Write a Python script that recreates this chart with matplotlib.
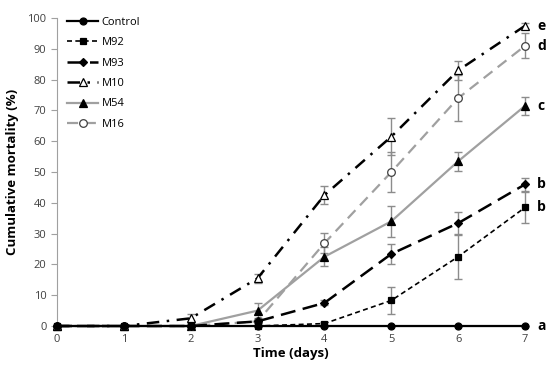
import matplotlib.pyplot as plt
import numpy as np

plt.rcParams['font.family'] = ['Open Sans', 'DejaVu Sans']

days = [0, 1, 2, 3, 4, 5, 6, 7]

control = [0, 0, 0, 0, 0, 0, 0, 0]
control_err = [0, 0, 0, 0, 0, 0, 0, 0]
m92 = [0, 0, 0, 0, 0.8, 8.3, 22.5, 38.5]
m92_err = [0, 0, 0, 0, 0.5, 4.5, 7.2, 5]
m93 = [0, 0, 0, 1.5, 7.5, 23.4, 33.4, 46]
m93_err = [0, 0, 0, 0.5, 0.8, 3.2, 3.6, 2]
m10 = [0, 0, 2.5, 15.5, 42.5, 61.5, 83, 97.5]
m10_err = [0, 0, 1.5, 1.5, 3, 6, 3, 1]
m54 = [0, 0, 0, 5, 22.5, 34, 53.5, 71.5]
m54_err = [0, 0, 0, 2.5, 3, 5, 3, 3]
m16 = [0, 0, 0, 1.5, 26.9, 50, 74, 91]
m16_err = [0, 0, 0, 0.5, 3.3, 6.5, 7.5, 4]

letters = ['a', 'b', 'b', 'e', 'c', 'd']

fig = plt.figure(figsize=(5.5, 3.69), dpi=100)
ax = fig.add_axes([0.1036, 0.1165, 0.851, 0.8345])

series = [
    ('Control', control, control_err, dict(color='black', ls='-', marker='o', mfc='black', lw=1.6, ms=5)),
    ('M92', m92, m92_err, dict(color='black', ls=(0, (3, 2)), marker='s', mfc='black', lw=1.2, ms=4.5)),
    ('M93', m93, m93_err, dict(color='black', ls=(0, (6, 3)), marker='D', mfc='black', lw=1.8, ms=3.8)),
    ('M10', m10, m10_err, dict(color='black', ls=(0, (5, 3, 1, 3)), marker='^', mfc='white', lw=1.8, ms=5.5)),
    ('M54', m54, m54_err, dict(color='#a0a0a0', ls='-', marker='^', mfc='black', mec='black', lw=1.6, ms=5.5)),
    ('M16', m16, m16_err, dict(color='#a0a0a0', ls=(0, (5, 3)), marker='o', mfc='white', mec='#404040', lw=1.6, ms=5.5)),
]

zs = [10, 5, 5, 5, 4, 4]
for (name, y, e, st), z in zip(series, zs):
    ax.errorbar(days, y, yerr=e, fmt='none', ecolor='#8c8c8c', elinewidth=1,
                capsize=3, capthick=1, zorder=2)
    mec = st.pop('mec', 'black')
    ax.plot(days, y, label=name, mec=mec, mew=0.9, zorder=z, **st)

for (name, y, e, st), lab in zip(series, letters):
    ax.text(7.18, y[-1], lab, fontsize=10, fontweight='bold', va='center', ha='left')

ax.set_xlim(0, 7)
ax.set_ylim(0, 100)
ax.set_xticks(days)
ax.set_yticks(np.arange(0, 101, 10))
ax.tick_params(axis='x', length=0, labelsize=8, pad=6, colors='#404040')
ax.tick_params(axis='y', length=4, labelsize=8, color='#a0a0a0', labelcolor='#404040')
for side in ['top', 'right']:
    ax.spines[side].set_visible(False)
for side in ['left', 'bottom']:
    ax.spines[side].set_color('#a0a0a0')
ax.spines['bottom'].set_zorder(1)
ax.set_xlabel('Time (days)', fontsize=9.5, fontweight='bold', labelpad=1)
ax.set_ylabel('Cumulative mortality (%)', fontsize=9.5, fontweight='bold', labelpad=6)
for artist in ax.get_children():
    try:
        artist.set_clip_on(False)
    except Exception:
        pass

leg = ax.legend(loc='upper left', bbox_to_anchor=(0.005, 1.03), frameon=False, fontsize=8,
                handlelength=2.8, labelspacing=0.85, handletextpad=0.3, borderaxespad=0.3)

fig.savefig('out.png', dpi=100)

+++++

_Exercise task_
From the first line above down to the line with "days = [0, 1, 2, 3, 4, 5, 6, 7]", reproduce every line and no others, omitting pictures.

_Exercise output_
Write a Python script that recreates this chart with matplotlib.
import matplotlib.pyplot as plt
import numpy as np

plt.rcParams['font.family'] = ['Open Sans', 'DejaVu Sans']

days = [0, 1, 2, 3, 4, 5, 6, 7]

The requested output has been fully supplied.